Exercise brief:
Repeat every record exactly, but keep images out of the copy.

Task data:
------------------------------------------------------------

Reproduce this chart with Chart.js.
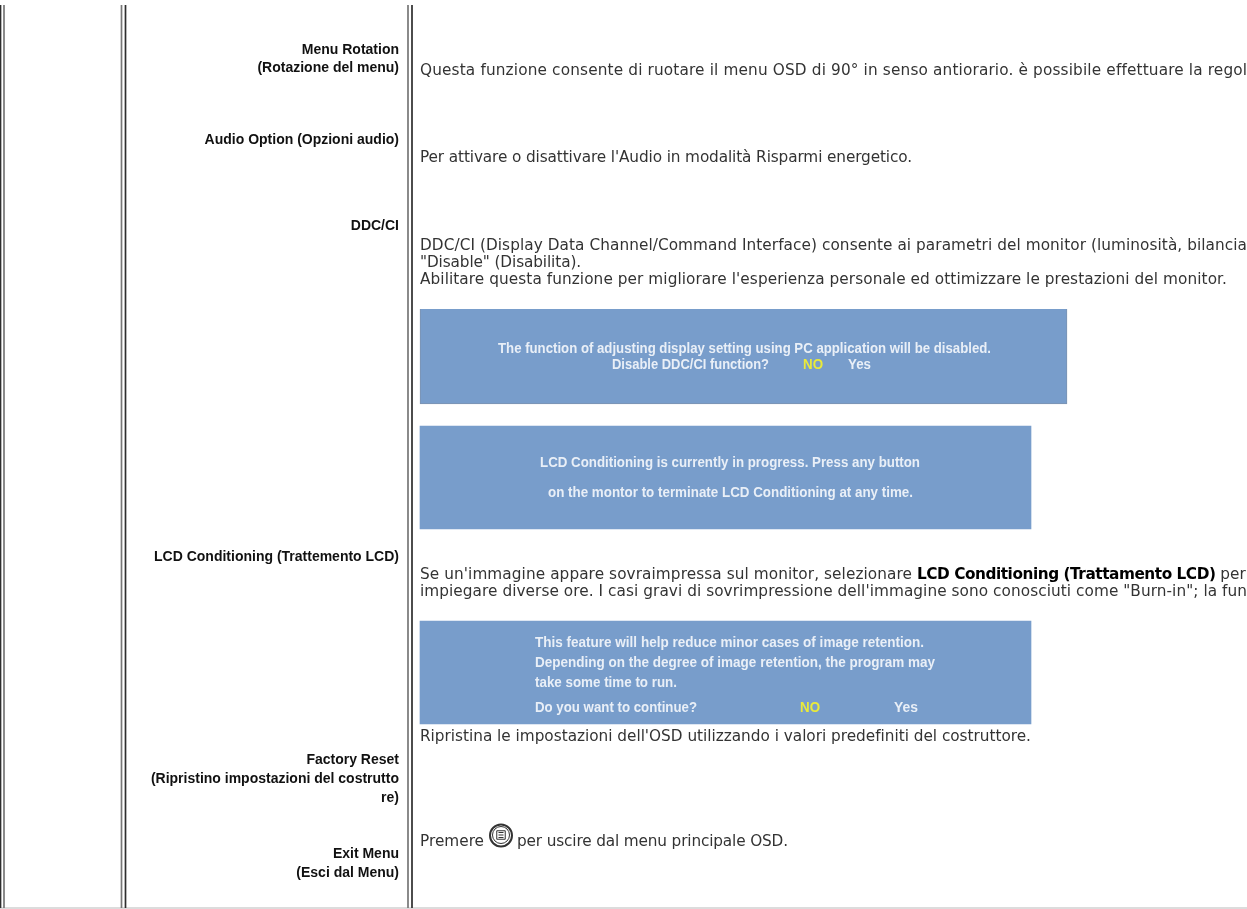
<!DOCTYPE html>
<html>
<head>
<meta charset="utf-8">
<style>
html,body{margin:0;padding:0;background:#fff;overflow:hidden}
#wrap{position:relative;width:1247px;height:909px}
</style>
<script src="https://cdn.jsdelivr.net/npm/chart.js@4/dist/chart.umd.min.js"></script>
</head>
<body>
<div id="wrap"><canvas id="chart" width="1247" height="909"></canvas></div>
<script>
// page rules and panels (axes run in px)
const ruleX = [0.5, 4, 121.5, 125.5, 408, 412]
const panelLeft = [420, 420, 420]
const panelRight = [1067, 1031, 1031]
const panelTop = [309, 426, 621]
const panelBottom = [404, 529, 724]
const iconLineY = [832.5, 835, 837.5]

const menuLabels = [
  'Menu Rotation', '(Rotazione del menu)', 'Audio Option (Opzioni audio)', 'DDC/CI',
  'LCD Conditioning (Trattemento LCD)', 'Factory Reset',
  '(Ripristino impostazioni del costrutto', 're)', 'Exit Menu', '(Esci dal Menu)'
]
const bodyLines = [
  'Questa funzione consente di ruotare il menu OSD di 90° in senso antiorario. è possibile effettuare la regol',
  "Per attivare o disattivare l'Audio in modalità Risparmi energetico.",
  'DDC/CI (Display Data Channel/Command Interface) consente ai parametri del monitor (luminosità, bilancia',
  '"Disable" (Disabilita).',
  "Abilitare questa funzione per migliorare l'esperienza personale ed ottimizzare le prestazioni del monitor.",
  'impiegare diverse ore. I casi gravi di sovrimpressione dell\'immagine sono conosciuti come "Burn-in"; la fun',
  "Ripristina le impostazioni dell'OSD utilizzando i valori predefiniti del costruttore."
]
const panelLines = [
  'The function of adjusting display setting using PC application will be disabled.',
  'Disable DDC/CI function?',
  'LCD Conditioning is currently in progress. Press any button',
  'on the montor to terminate LCD Conditioning at any time.',
  'This feature will help reduce minor cases of image retention.',
  'Depending on the degree of image retention, the program may',
  'take some time to run.',
  'Do you want to continue?'
]
const panelChoices = ['NO', 'Yes', 'NO', 'Yes']

// where the text sits
const menuY = [54, 72, 144, 230, 561, 764, 783, 802, 858, 877]
const bodyY = [75, 162, 250, 267, 284, 596, 741]
const bodyEnd = [1247, 912, 1247, 581, 1227, 1247, 1031]
const panelTextX = [498, 612, 540, 548, 535, 535, 535, 535]
const panelTextEnd = [991, 769, 920, 913, 924, 935, 677, 697]
const panelTextY = [353, 369, 467, 497, 647, 667, 687, 712]
const choiceX = [803, 848, 800, 894]
const choiceEnd = [823, 871, 820, 918]
const choiceY = [369, 369, 712, 712]

const bodyFont = '15.3px "DejaVu Sans"'
const bodyBold = 'bold 15.3px "DejaVu Sans"'
const bodyColor = '#333'

const pageText = {
  id: 'pageText',
  afterDatasetsDraw(chart) {
    const { ctx, scales: { x, y } } = chart
    ctx.save()
    ctx.textBaseline = 'alphabetic'

    ctx.fillStyle = '#111'
    ctx.textAlign = 'right'
    ctx.font = 'bold 14px "Liberation Sans"'
    menuLabels.forEach((t, i) => ctx.fillText(t, x.getPixelForValue(399), y.getPixelForValue(menuY[i])))

    ctx.textAlign = 'left'
    ctx.fillStyle = bodyColor
    ctx.font = bodyFont
    bodyLines.forEach((t, i) => {
      // the source font runs a little wider or narrower line by line
      ctx.letterSpacing = '0px'
      const gap = (bodyEnd[i] - 420 - ctx.measureText(t).width) / t.length
      ctx.letterSpacing = gap.toFixed(3) + 'px'
      ctx.fillText(t, x.getPixelForValue(420), y.getPixelForValue(bodyY[i]))
    })
    ctx.letterSpacing = '0px'

    // line with the bold run, then the line with the icon
    let cx = x.getPixelForValue(420)
    const runs = [
      ["Se un'immagine appare sovraimpressa sul monitor, selezionare ", bodyFont, bodyColor, '0.08px'],
      ['LCD Conditioning (Trattamento LCD)', bodyBold, '#000', '-0.45px'],
      [' per', bodyFont, bodyColor, '0px']
    ]
    runs.forEach(([t, font, color, spacing]) => {
      ctx.font = font
      ctx.fillStyle = color
      ctx.letterSpacing = spacing
      ctx.fillText(t, cx, y.getPixelForValue(579))
      cx += ctx.measureText(t).width
    })
    ctx.letterSpacing = '0px'
    ctx.font = bodyFont
    ctx.fillStyle = bodyColor
    ctx.fillText('Premere', x.getPixelForValue(420), y.getPixelForValue(846))
    ctx.letterSpacing = '-0.15px'
    ctx.fillText('per uscire dal menu principale OSD.', x.getPixelForValue(517), y.getPixelForValue(846))
    ctx.letterSpacing = '0px'

    // text on the blue panels, squeezed to the width it has in the picture
    ctx.font = 'bold 15.5px "Liberation Sans"'
    ctx.fillStyle = '#e9eff7'
    panelLines.forEach((t, i) => {
      ctx.fillText(t, x.getPixelForValue(panelTextX[i]), y.getPixelForValue(panelTextY[i]), panelTextEnd[i] - panelTextX[i])
    })
    panelChoices.forEach((t, i) => {
      ctx.fillStyle = t === 'NO' ? '#eaea3a' : '#e9eff7'
      ctx.fillText(t, x.getPixelForValue(choiceX[i]), y.getPixelForValue(choiceY[i]), choiceEnd[i] - choiceX[i])
    })
    ctx.restore()
  }
}

new Chart(document.getElementById('chart'), {
  data: {
    datasets: [
      // exit button icon
      { type: 'scatter', data: iconLineY.map(v => ({ x: 501, y: v })), pointStyle: 'line', pointRadius: 2.5, borderColor: '#333', borderWidth: 1, order: 0 },
      { type: 'scatter', data: [{ x: 501, y: 835 }], pointStyle: 'rect', pointRadius: 6, backgroundColor: '#fff', borderColor: '#333', borderWidth: 1, order: 1 },
      { type: 'scatter', data: [{ x: 501, y: 835 }], pointStyle: 'circle', pointRadius: 8.5, backgroundColor: '#fff', borderColor: '#333', borderWidth: 1, order: 2 },
      { type: 'scatter', data: [{ x: 501, y: 835.5 }], pointStyle: 'circle', pointRadius: 11, backgroundColor: '#fff', borderColor: '#333', borderWidth: 2, order: 3 },
      ...panelLeft.map((left, i) => ({
        type: 'bar',
        data: [{ x: (left + panelRight[i]) / 2, y: [panelTop[i], panelBottom[i]] }],
        backgroundColor: '#789dcb',
        borderColor: i === 0 ? '#7d93b0' : '#789dcb',
        borderWidth: i === 0 ? 1 : 0,
        barThickness: panelRight[i] - left,
        grouped: false,
        order: 5
      })),
      ...ruleX.map((rx, i) => ({
        type: 'line',
        data: [{ x: rx, y: 5 }, { x: rx, y: 908 }],
        borderColor: i === 1 || i === 2 || i === 4 ? '#777' : '#2e2e2e',
        borderWidth: 1.7,
        pointRadius: 0,
        order: 6
      })),
      { type: 'line', data: [{ x: 0, y: 908 }, { x: 1247, y: 908 }], borderColor: '#dcdcdc', borderWidth: 2, pointRadius: 0, order: 7 }
    ]
  },
  options: {
    responsive: false,
    animation: false,
    layout: { padding: 0, autoPadding: false },
    plugins: { legend: { display: false }, tooltip: { enabled: false } },
    scales: {
      x: { type: 'linear', min: 0, max: 1247, offset: false, display: false },
      y: { type: 'linear', min: 0, max: 909, reverse: true, display: false }
    }
  },
  plugins: [pageText]
})
</script>
</body>
</html>
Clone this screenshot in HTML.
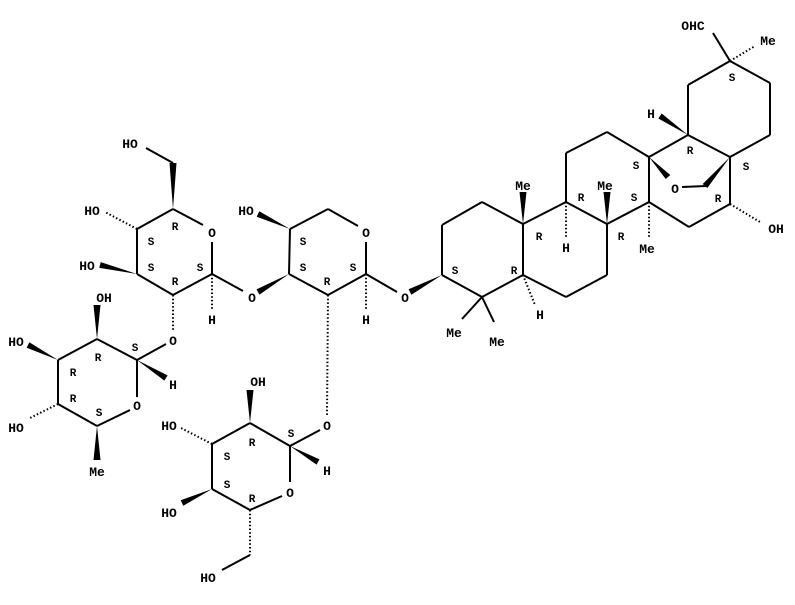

------------------------------------------------------------

The reply:
Reproduce this chart with Chart.js.
<!DOCTYPE html>
<html>
<head>
<meta charset="utf-8">
<style>
html,body{margin:0;padding:0;background:#fff;overflow:hidden}
#wrap{position:relative;width:1247px;height:909px}
</style>
<script src="https://cdn.jsdelivr.net/npm/chart.js@4/dist/chart.umd.min.js"></script>
</head>
<body>
<div id="wrap"><canvas id="chart" width="1247" height="909"></canvas></div>
<script>
// page rules and panels (axes run in px)
const ruleX = [0.5, 4, 121.5, 125.5, 408, 412]
const panelLeft = [420, 420, 420]
const panelRight = [1067, 1031, 1031]
const panelTop = [309, 426, 621]
const panelBottom = [404, 529, 724]
const iconLineY = [832.5, 835, 837.5]

const menuLabels = [
  'Menu Rotation', '(Rotazione del menu)', 'Audio Option (Opzioni audio)', 'DDC/CI',
  'LCD Conditioning (Trattemento LCD)', 'Factory Reset',
  '(Ripristino impostazioni del costrutto', 're)', 'Exit Menu', '(Esci dal Menu)'
]
const bodyLines = [
  'Questa funzione consente di ruotare il menu OSD di 90° in senso antiorario. è possibile effettuare la regol',
  "Per attivare o disattivare l'Audio in modalità Risparmi energetico.",
  'DDC/CI (Display Data Channel/Command Interface) consente ai parametri del monitor (luminosità, bilancia',
  '"Disable" (Disabilita).',
  "Abilitare questa funzione per migliorare l'esperienza personale ed ottimizzare le prestazioni del monitor.",
  'impiegare diverse ore. I casi gravi di sovrimpressione dell\'immagine sono conosciuti come "Burn-in"; la fun',
  "Ripristina le impostazioni dell'OSD utilizzando i valori predefiniti del costruttore."
]
const panelLines = [
  'The function of adjusting display setting using PC application will be disabled.',
  'Disable DDC/CI function?',
  'LCD Conditioning is currently in progress. Press any button',
  'on the montor to terminate LCD Conditioning at any time.',
  'This feature will help reduce minor cases of image retention.',
  'Depending on the degree of image retention, the program may',
  'take some time to run.',
  'Do you want to continue?'
]
const panelChoices = ['NO', 'Yes', 'NO', 'Yes']

// where the text sits
const menuY = [54, 72, 144, 230, 561, 764, 783, 802, 858, 877]
const bodyY = [75, 162, 250, 267, 284, 596, 741]
const bodyEnd = [1247, 912, 1247, 581, 1227, 1247, 1031]
const panelTextX = [498, 612, 540, 548, 535, 535, 535, 535]
const panelTextEnd = [991, 769, 920, 913, 924, 935, 677, 697]
const panelTextY = [353, 369, 467, 497, 647, 667, 687, 712]
const choiceX = [803, 848, 800, 894]
const choiceEnd = [823, 871, 820, 918]
const choiceY = [369, 369, 712, 712]

const bodyFont = '15.3px "DejaVu Sans"'
const bodyBold = 'bold 15.3px "DejaVu Sans"'
const bodyColor = '#333'

const pageText = {
  id: 'pageText',
  afterDatasetsDraw(chart) {
    const { ctx, scales: { x, y } } = chart
    ctx.save()
    ctx.textBaseline = 'alphabetic'

    ctx.fillStyle = '#111'
    ctx.textAlign = 'right'
    ctx.font = 'bold 14px "Liberation Sans"'
    menuLabels.forEach((t, i) => ctx.fillText(t, x.getPixelForValue(399), y.getPixelForValue(menuY[i])))

    ctx.textAlign = 'left'
    ctx.fillStyle = bodyColor
    ctx.font = bodyFont
    bodyLines.forEach((t, i) => {
      // the source font runs a little wider or narrower line by line
      ctx.letterSpacing = '0px'
      const gap = (bodyEnd[i] - 420 - ctx.measureText(t).width) / t.length
      ctx.letterSpacing = gap.toFixed(3) + 'px'
      ctx.fillText(t, x.getPixelForValue(420), y.getPixelForValue(bodyY[i]))
    })
    ctx.letterSpacing = '0px'

    // line with the bold run, then the line with the icon
    let cx = x.getPixelForValue(420)
    const runs = [
      ["Se un'immagine appare sovraimpressa sul monitor, selezionare ", bodyFont, bodyColor, '0.08px'],
      ['LCD Conditioning (Trattamento LCD)', bodyBold, '#000', '-0.45px'],
      [' per', bodyFont, bodyColor, '0px']
    ]
    runs.forEach(([t, font, color, spacing]) => {
      ctx.font = font
      ctx.fillStyle = color
      ctx.letterSpacing = spacing
      ctx.fillText(t, cx, y.getPixelForValue(579))
      cx += ctx.measureText(t).width
    })
    ctx.letterSpacing = '0px'
    ctx.font = bodyFont
    ctx.fillStyle = bodyColor
    ctx.fillText('Premere', x.getPixelForValue(420), y.getPixelForValue(846))
    ctx.letterSpacing = '-0.15px'
    ctx.fillText('per uscire dal menu principale OSD.', x.getPixelForValue(517), y.getPixelForValue(846))
    ctx.letterSpacing = '0px'

    // text on the blue panels, squeezed to the width it has in the picture
    ctx.font = 'bold 15.5px "Liberation Sans"'
    ctx.fillStyle = '#e9eff7'
    panelLines.forEach((t, i) => {
      ctx.fillText(t, x.getPixelForValue(panelTextX[i]), y.getPixelForValue(panelTextY[i]), panelTextEnd[i] - panelTextX[i])
    })
    panelChoices.forEach((t, i) => {
      ctx.fillStyle = t === 'NO' ? '#eaea3a' : '#e9eff7'
      ctx.fillText(t, x.getPixelForValue(choiceX[i]), y.getPixelForValue(choiceY[i]), choiceEnd[i] - choiceX[i])
    })
    ctx.restore()
  }
}

new Chart(document.getElementById('chart'), {
  data: {
    datasets: [
      // exit button icon
      { type: 'scatter', data: iconLineY.map(v => ({ x: 501, y: v })), pointStyle: 'line', pointRadius: 2.5, borderColor: '#333', borderWidth: 1, order: 0 },
      { type: 'scatter', data: [{ x: 501, y: 835 }], pointStyle: 'rect', pointRadius: 6, backgroundColor: '#fff', borderColor: '#333', borderWidth: 1, order: 1 },
      { type: 'scatter', data: [{ x: 501, y: 835 }], pointStyle: 'circle', pointRadius: 8.5, backgroundColor: '#fff', borderColor: '#333', borderWidth: 1, order: 2 },
      { type: 'scatter', data: [{ x: 501, y: 835.5 }], pointStyle: 'circle', pointRadius: 11, backgroundColor: '#fff', borderColor: '#333', borderWidth: 2, order: 3 },
      ...panelLeft.map((left, i) => ({
        type: 'bar',
        data: [{ x: (left + panelRight[i]) / 2, y: [panelTop[i], panelBottom[i]] }],
        backgroundColor: '#789dcb',
        borderColor: i === 0 ? '#7d93b0' : '#789dcb',
        borderWidth: i === 0 ? 1 : 0,
        barThickness: panelRight[i] - left,
        grouped: false,
        order: 5
      })),
      ...ruleX.map((rx, i) => ({
        type: 'line',
        data: [{ x: rx, y: 5 }, { x: rx, y: 908 }],
        borderColor: i === 1 || i === 2 || i === 4 ? '#777' : '#2e2e2e',
        borderWidth: 1.7,
        pointRadius: 0,
        order: 6
      })),
      { type: 'line', data: [{ x: 0, y: 908 }, { x: 1247, y: 908 }], borderColor: '#dcdcdc', borderWidth: 2, pointRadius: 0, order: 7 }
    ]
  },
  options: {
    responsive: false,
    animation: false,
    layout: { padding: 0, autoPadding: false },
    plugins: { legend: { display: false }, tooltip: { enabled: false } },
    scales: {
      x: { type: 'linear', min: 0, max: 1247, offset: false, display: false },
      y: { type: 'linear', min: 0, max: 909, reverse: true, display: false }
    }
  },
  plugins: [pageText]
})
</script>
</body>
</html>
Clone this screenshot in HTML.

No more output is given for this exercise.